== Problem requirements ==
In the entries that follow, count each line containing "code" and state the total, nothing more.

== Supplied entries ==

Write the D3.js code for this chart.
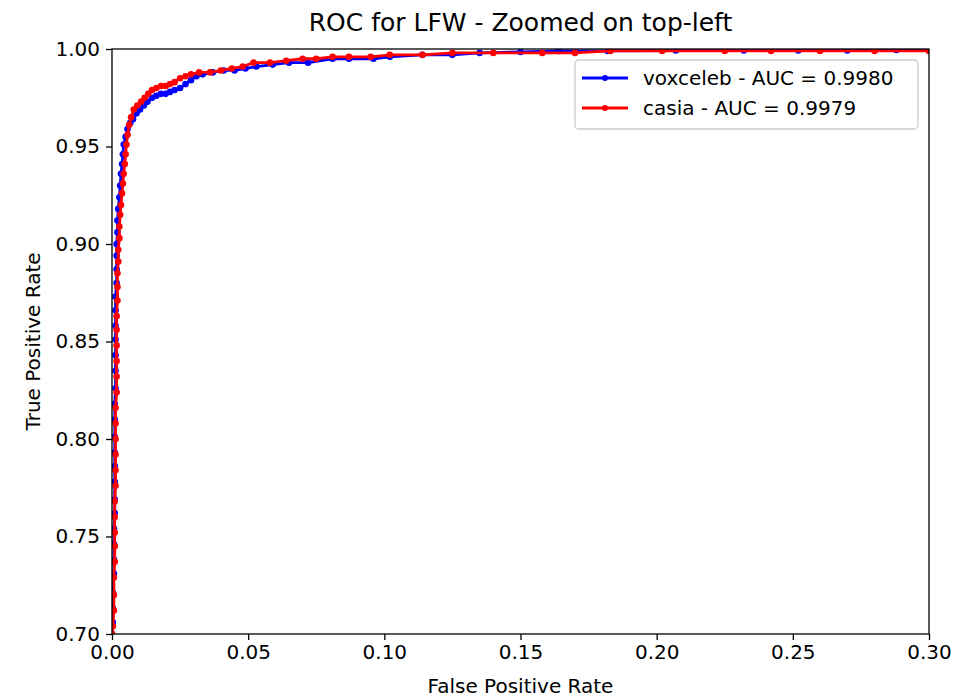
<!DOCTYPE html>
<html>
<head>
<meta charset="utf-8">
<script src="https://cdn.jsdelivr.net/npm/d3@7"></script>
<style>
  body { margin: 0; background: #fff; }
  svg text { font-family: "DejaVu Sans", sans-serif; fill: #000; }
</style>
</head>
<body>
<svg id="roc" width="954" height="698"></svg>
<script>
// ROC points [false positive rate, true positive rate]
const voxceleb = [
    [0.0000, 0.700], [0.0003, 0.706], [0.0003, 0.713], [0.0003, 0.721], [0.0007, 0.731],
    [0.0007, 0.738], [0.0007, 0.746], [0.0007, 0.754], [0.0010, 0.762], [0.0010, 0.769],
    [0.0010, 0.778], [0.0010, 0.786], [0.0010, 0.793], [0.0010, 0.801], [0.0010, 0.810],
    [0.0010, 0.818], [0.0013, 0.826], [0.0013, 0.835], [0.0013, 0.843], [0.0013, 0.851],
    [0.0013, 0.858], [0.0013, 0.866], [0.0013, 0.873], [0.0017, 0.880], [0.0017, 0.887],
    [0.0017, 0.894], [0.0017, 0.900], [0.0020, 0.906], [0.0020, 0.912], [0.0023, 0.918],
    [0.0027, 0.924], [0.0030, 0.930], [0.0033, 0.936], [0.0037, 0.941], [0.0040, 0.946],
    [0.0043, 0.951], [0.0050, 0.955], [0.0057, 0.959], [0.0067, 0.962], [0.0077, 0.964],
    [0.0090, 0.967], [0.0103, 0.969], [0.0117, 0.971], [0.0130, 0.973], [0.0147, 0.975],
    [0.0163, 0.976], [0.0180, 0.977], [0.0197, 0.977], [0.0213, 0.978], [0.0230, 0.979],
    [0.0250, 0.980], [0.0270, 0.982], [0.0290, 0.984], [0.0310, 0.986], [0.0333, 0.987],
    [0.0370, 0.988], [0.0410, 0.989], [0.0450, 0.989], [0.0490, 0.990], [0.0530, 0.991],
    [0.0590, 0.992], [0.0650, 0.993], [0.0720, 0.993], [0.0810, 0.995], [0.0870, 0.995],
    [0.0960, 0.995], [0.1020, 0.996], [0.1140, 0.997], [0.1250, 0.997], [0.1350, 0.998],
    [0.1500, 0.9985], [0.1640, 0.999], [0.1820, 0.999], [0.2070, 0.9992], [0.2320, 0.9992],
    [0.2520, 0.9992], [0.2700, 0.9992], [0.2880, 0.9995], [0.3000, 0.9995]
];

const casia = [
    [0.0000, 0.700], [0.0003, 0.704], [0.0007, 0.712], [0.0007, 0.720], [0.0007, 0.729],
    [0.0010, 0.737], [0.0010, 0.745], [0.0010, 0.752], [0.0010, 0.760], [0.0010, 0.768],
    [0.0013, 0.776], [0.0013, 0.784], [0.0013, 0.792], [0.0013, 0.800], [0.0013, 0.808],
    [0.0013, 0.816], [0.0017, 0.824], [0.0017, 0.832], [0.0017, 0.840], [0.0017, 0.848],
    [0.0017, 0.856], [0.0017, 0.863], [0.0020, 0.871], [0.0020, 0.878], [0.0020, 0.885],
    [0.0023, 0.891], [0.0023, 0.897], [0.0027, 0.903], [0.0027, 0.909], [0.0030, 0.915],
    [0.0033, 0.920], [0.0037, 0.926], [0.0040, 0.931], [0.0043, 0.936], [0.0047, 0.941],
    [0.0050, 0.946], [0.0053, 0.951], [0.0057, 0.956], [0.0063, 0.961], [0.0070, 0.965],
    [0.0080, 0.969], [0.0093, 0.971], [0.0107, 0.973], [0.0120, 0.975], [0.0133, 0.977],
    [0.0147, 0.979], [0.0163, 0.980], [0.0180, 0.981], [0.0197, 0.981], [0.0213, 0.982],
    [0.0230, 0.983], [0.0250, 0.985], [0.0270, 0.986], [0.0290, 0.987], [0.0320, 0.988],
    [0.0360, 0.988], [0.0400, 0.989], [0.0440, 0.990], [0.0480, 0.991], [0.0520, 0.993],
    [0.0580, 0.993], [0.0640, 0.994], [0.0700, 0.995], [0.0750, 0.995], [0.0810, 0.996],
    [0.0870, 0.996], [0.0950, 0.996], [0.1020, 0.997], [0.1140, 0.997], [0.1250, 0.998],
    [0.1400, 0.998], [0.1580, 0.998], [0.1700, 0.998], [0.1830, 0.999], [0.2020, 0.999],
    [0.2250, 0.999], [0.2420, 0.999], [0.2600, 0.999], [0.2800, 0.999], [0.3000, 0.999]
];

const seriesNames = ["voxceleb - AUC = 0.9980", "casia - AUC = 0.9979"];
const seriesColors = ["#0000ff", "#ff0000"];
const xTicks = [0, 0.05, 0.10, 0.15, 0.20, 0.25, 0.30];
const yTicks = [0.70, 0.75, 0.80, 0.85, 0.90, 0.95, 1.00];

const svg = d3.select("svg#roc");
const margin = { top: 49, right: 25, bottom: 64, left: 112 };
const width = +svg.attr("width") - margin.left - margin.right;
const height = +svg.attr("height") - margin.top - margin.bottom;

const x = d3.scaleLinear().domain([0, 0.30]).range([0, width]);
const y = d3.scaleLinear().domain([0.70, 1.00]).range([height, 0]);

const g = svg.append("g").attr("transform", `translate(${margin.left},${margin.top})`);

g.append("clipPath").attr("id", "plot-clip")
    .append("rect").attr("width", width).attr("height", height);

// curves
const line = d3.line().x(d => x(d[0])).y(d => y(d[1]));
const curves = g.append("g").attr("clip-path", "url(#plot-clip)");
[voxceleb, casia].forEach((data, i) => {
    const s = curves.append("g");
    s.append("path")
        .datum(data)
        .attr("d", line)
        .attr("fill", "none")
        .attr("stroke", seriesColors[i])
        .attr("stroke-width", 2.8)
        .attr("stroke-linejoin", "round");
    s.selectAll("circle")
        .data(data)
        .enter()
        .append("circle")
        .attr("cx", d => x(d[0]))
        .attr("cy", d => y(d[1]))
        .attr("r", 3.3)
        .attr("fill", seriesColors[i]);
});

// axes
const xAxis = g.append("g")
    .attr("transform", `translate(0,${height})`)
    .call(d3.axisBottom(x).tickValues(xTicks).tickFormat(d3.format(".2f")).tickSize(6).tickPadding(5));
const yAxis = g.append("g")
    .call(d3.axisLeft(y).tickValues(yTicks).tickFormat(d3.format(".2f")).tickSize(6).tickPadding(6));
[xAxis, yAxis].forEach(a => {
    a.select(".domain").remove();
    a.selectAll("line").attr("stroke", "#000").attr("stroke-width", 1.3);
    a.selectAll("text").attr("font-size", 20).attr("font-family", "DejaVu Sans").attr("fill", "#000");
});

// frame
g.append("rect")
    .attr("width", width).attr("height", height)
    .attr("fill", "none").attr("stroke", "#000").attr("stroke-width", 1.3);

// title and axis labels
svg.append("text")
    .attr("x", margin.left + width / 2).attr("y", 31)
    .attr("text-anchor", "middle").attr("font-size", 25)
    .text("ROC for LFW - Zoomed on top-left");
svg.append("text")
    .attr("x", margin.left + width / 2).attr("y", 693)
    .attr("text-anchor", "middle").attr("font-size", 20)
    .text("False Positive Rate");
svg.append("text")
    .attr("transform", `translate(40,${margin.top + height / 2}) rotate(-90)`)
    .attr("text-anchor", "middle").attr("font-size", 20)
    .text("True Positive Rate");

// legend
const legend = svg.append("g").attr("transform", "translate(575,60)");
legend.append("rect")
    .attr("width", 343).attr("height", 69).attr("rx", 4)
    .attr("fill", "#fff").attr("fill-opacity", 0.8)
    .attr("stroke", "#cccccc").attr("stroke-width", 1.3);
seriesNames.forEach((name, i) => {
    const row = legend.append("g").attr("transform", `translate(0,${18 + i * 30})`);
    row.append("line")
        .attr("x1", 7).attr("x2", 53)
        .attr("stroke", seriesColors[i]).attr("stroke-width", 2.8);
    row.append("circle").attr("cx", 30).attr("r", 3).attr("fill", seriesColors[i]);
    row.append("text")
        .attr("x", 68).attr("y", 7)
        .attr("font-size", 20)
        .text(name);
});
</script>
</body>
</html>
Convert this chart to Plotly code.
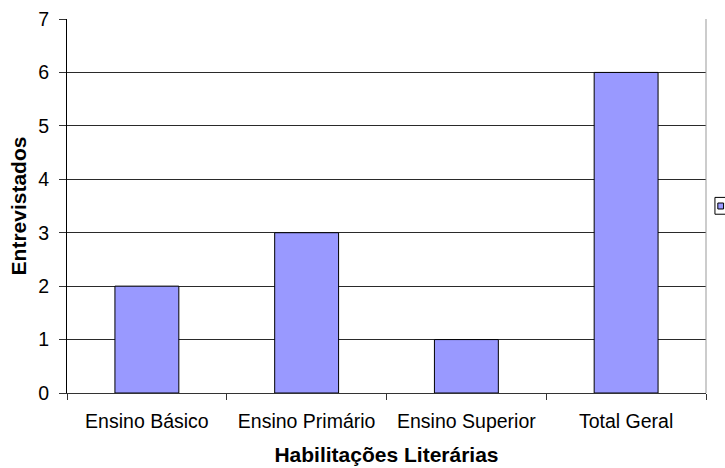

== Output ==
2